Data engineer + data scientist
Data engineers collaborate with data scientists to understand how the language model within the GenAI application operates. What use cases does it support? What content was it trained and possibly fine-tuned on? Perhaps most importantly, what are the gaps in its training data? Based on the answers to these questions, data engineers use CI/CD to optimize pipelines that feed a trustworthy knowledge base. The GenAI application retrieves data from this knowledge base, enabling its language model to respond to domain-specific prompts with fewer hallucinations.
Data engineer + machine learning engineer
Data engineers collaborate with ML engineers to optimize RAG processes. They profile source datasets so that ML engineers understand their relevance and lineage as they configure the right search and retrieval logic. ML engineers test this logic by running the RAG process, then observe what it retrieves and how that impacts the ultimate response of the language model. Data engineers advise ML engineers throughout this process to ensure the language model delivers accurate facts and places them in the right domain-specific context.
Data engineer + developer
Data engineers also collaborate with developers as they build the GenAI application that contains the language model. They help developers understand what data to expect from the RAG process, when, and in what format. With this knowledge in hand, developers can orchestrate the language model with the chatbot or other application components as part of a unified user experience. They can test the overall GenAI application with human users, then huddle with data engineers to revise source content or GenAI inputs based on user feedback.
Model fine tuning
As with RAG, fine-tuning a language model requires fresh, accurate, and relevant data—and a collaborative approach to DataOps helps make that happen.

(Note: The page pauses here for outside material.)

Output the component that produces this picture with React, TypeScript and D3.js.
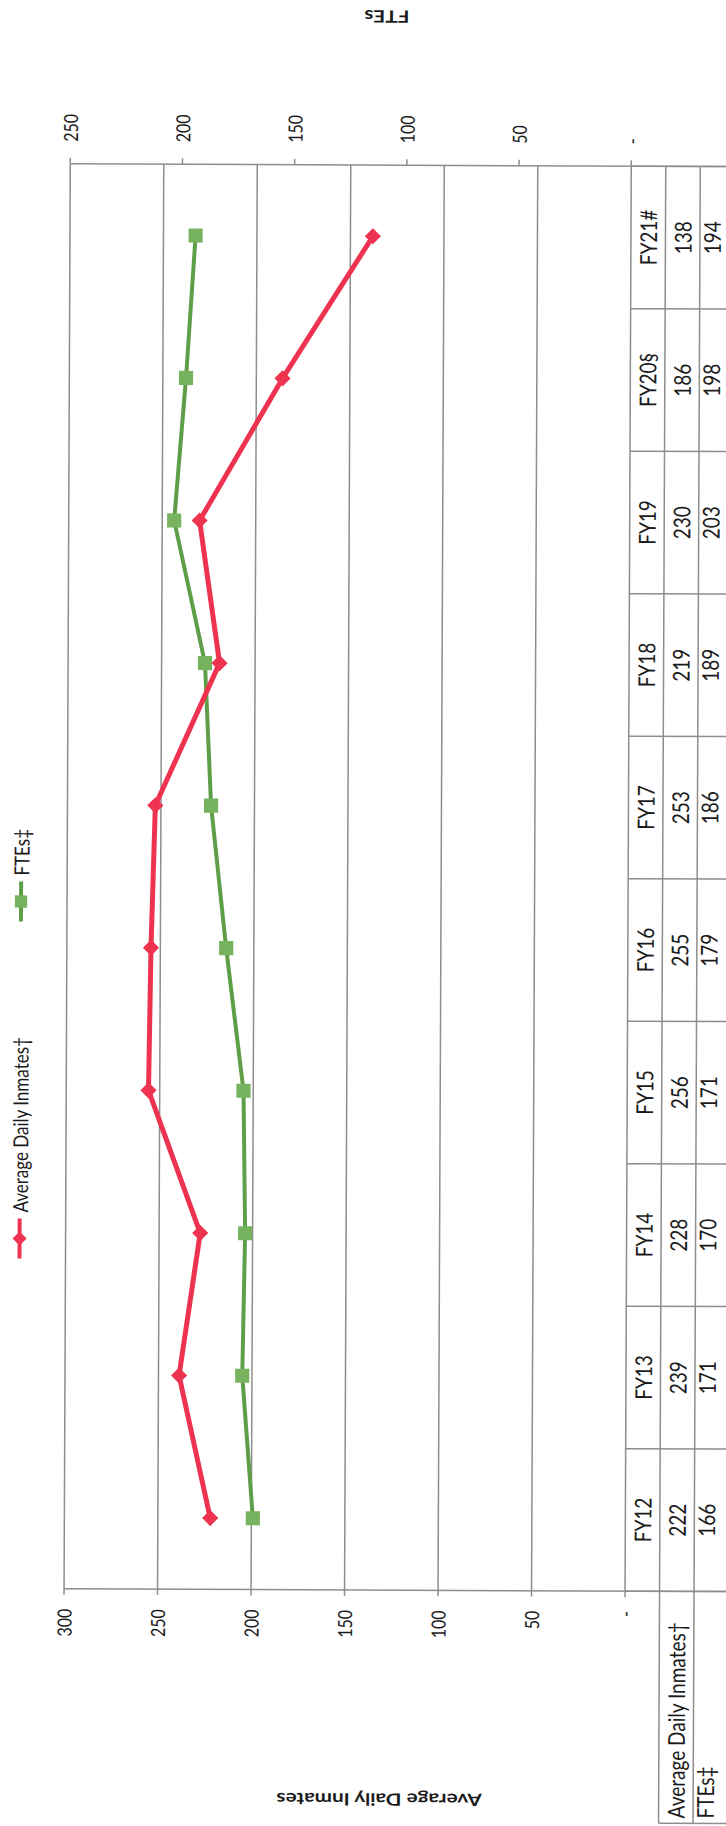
import React from 'react';
import * as d3 from 'd3';

const categories = ['FY12', 'FY13', 'FY14', 'FY15', 'FY16', 'FY17', 'FY18', 'FY19', 'FY20§', 'FY21#'];
const inmates = [222, 239, 228, 256, 255, 253, 219, 230, 186, 138];
const ftes = [166, 171, 170, 171, 179, 186, 189, 203, 198, 194];
const inmateTicks = [0, 50, 100, 150, 200, 250, 300];
const inmateTickLabels = ['-', '50', '100', '150', '200', '250', '300'];
const fteTicks = [0, 50, 100, 150, 200, 250];
const fteTickLabels = ['-', '50', '100', '150', '200', '250'];
const seriesNames = ['Average Daily Inmates†', 'FTEs‡'];

const W = 726;
const H = 1826;
const RED = '#ee3350';
const GREEN_LINE = '#5f9e49';
const GREEN = '#77b25e';
const GRID = '#8e8e8e';
const FONT = 'Lato, "Open Sans", sans-serif';

// the scan is stretched across the page, so glyphs get a bit wider that way
const STRETCH = 1.22;

const vtext = (x: number, y: number) => `translate(${x},${y}) rotate(-90) scale(1,${STRETCH})`;
const flipped = (x: number, y: number) => `translate(${x},${y}) rotate(180) scale(${STRETCH},1)`;

export default function App() {
  const plot = { left: 67, right: 628, top: 165, bottom: 1590 };
  const cols = [628, 662.5, 697, 745];
  const lastColMid = 709;
  const headerBottom = 1822;

  const yBand = d3.scaleBand<string>().domain(categories).range([plot.bottom, plot.top]);
  const yc = (c: string) => (yBand(c) as number) + yBand.bandwidth() / 2;
  const xInm = d3.scaleLinear().domain([0, 300]).range([plot.right, plot.left]);
  const xFte = d3.scaleLinear().domain([0, 250]).range([plot.right, plot.left]);

  const inmLine = d3.line<number>().x(d => xInm(d)).y((d, i) => yc(categories[i]));
  const fteLine = d3.line<number>().x(d => xFte(d)).y((d, i) => yc(categories[i]));

  const diamond = d3.symbol(d3.symbolSquare, 130)();
  const square = d3.symbol(d3.symbolSquare, 200)();

  const bandEdges = categories.map(c => yBand(c) as number).concat([plot.bottom]);

  const legend = [
    { name: seriesNames[0], y: 1240, color: RED, marker: 'diamond' },
    { name: seriesNames[1], y: 903, color: GREEN_LINE, marker: 'square' },
  ];

  const textStyle = { fontFamily: FONT, fill: '#1b1b1b' };

  return (
    <svg width={W} height={H} style={{ position: 'absolute', left: 0, top: 0, background: '#fff' }}>
      <g transform={`rotate(0.25 ${W / 2} ${H / 2})`}>
        {/* gridlines from the inmate axis */}
        {inmateTicks.filter(t => t > 0).map(t => (
          <line key={'g' + t} x1={xInm(t)} x2={xInm(t)} y1={plot.top} y2={plot.bottom} stroke={GRID} strokeWidth={1.5} />
        ))}

        {/* top (FTE) axis line + ticks, runs across the table */}
        <line x1={plot.left} x2={cols[3]} y1={plot.top} y2={plot.top} stroke={GRID} strokeWidth={1.5} />
        {fteTicks.map(t => (
          <line key={'ft' + t} x1={xFte(t)} x2={xFte(t)} y1={plot.top} y2={plot.top - 6} stroke={GRID} strokeWidth={1.5} />
        ))}
        {fteTicks.map((t, i) => (
          <text key={'fl' + t} transform={vtext(xFte(t), plot.top - 22)} textAnchor="start" dominantBaseline="central" fontSize={16} style={textStyle}>
            {fteTickLabels[i]}
          </text>
        ))}

        {/* bottom (inmates) axis line + ticks */}
        <line x1={plot.left} x2={cols[3]} y1={plot.bottom} y2={plot.bottom} stroke={GRID} strokeWidth={1.5} />
        {inmateTicks.map(t => (
          <line key={'it' + t} x1={xInm(t)} x2={xInm(t)} y1={plot.bottom} y2={plot.bottom + 6} stroke={GRID} strokeWidth={1.5} />
        ))}
        {inmateTicks.map((t, i) => (
          <text key={'il' + t} transform={vtext(xInm(t), plot.bottom + 20)} textAnchor="end" dominantBaseline="central" fontSize={16} style={textStyle}>
            {inmateTickLabels[i]}
          </text>
        ))}

        {/* data table */}
        {cols.slice(0, 3).map((x, i) => (
          <line key={'tc' + i} x1={x} x2={x} y1={plot.top} y2={plot.bottom} stroke={GRID} strokeWidth={1.5} />
        ))}
        {bandEdges.map((y, i) => (
          <line key={'tr' + i} x1={cols[0]} x2={cols[3]} y1={y} y2={y} stroke={GRID} strokeWidth={1.5} />
        ))}
        {categories.map((c, i) => (
          <g key={'row' + c}>
            <text transform={vtext((cols[0] + cols[1]) / 2, yc(c))} textAnchor="middle" dominantBaseline="central" fontSize={19} style={textStyle}>{c}</text>
            <text transform={vtext((cols[1] + cols[2]) / 2, yc(c))} textAnchor="middle" dominantBaseline="central" fontSize={19} style={textStyle}>{inmates[i]}</text>
            <text transform={vtext(lastColMid, yc(c))} textAnchor="middle" dominantBaseline="central" fontSize={19} style={textStyle}>{ftes[i]}</text>
          </g>
        ))}

        {/* row headers below the table */}
        <line x1={cols[1]} x2={cols[1]} y1={plot.bottom} y2={headerBottom} stroke={GRID} strokeWidth={1.5} />
        <line x1={cols[2]} x2={cols[2]} y1={plot.bottom} y2={headerBottom} stroke={GRID} strokeWidth={1.5} />
        <line x1={cols[1]} x2={cols[3]} y1={headerBottom} y2={headerBottom} stroke={GRID} strokeWidth={1.5} />
        <text transform={vtext((cols[1] + cols[2]) / 2, headerBottom - 5)} textAnchor="start" dominantBaseline="central" fontSize={19} style={textStyle}>{seriesNames[0]}</text>
        <text transform={vtext(lastColMid, headerBottom - 5)} textAnchor="start" dominantBaseline="central" fontSize={19} style={textStyle}>{seriesNames[1]}</text>

        {/* series */}
        <path d={fteLine(ftes) || ''} fill="none" stroke={GREEN_LINE} strokeWidth={4} strokeLinejoin="round" />
        {ftes.map((v, i) => (
          <path key={'fm' + i} d={square || ''} transform={`translate(${xFte(v)},${yc(categories[i])})`} fill={GREEN} />
        ))}
        <path d={inmLine(inmates) || ''} fill="none" stroke={RED} strokeWidth={5} strokeLinejoin="round" />
        {inmates.map((v, i) => (
          <path key={'im' + i} d={diamond || ''} transform={`translate(${xInm(v)},${yc(categories[i])}) rotate(45)`} fill={RED} />
        ))}

        {/* legend */}
        {legend.map(l => (
          <g key={l.name}>
            <line x1={21} x2={21} y1={l.y - 20} y2={l.y + 20} stroke={l.color} strokeWidth={4} />
            {l.marker === 'diamond'
              ? <path d={d3.symbol(d3.symbolSquare, 100)() || ''} transform={`translate(21,${l.y}) rotate(45)`} fill={RED} />
              : <path d={d3.symbol(d3.symbolSquare, 150)() || ''} transform={`translate(21,${l.y})`} fill={GREEN} />}
            <text transform={vtext(21, l.y - 26)} textAnchor="start" dominantBaseline="central" fontSize={17} style={textStyle}>{l.name}</text>
          </g>
        ))}

        {/* axis titles, upside down like the scan */}
        <text transform={flipped(383, 17)} textAnchor="middle" dominantBaseline="central" fontSize={17} fontWeight="bold" style={textStyle}>FTEs</text>
        <text transform={flipped(383, 1800)} textAnchor="middle" dominantBaseline="central" fontSize={17} fontWeight="bold" style={textStyle}>Average Daily Inmates</text>
      </g>
    </svg>
  );
}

Data scientists find and retrieve the right inputs to assemble a fine-tuning dataset that represents “ground truth.” They apply the language model to this dataset, observe its responses to various responses, then adjust parameters within the language model to align with that ground truth. Data engineers advise them throughout the process and refine the dataset to ensure it supports the target use cases.
ML engineers manage the lifecycle of the fine-tuning process. They collaborate with data engineers to configure the environment, conduct fine-tuning tests, and observe operational metrics such as uptime. Data engineers refine data pipelines for them to ensure the fine-tuning dataset remains fresh and accurate.
Developers manage the lifecycle of the GenAI application. They orchestrate the fine-tuned language model with other application tasks, working with data engineers to ensure these tasks fit the ground truth of the fine-tuning dataset. Together they ensure the application user has an experience that aligns with ground truth.
Summary
Collaborative data families, using DataOps as a framework, can help GenAI initiatives deliver on their promise of enriching user experiences, streamlining operations, and spurring creativity. The key to achieving this is ensuring the language models within GenAI applications consume the right inputs from the vector databases underneath. Now that’s a happy, healthy, and well-fed family.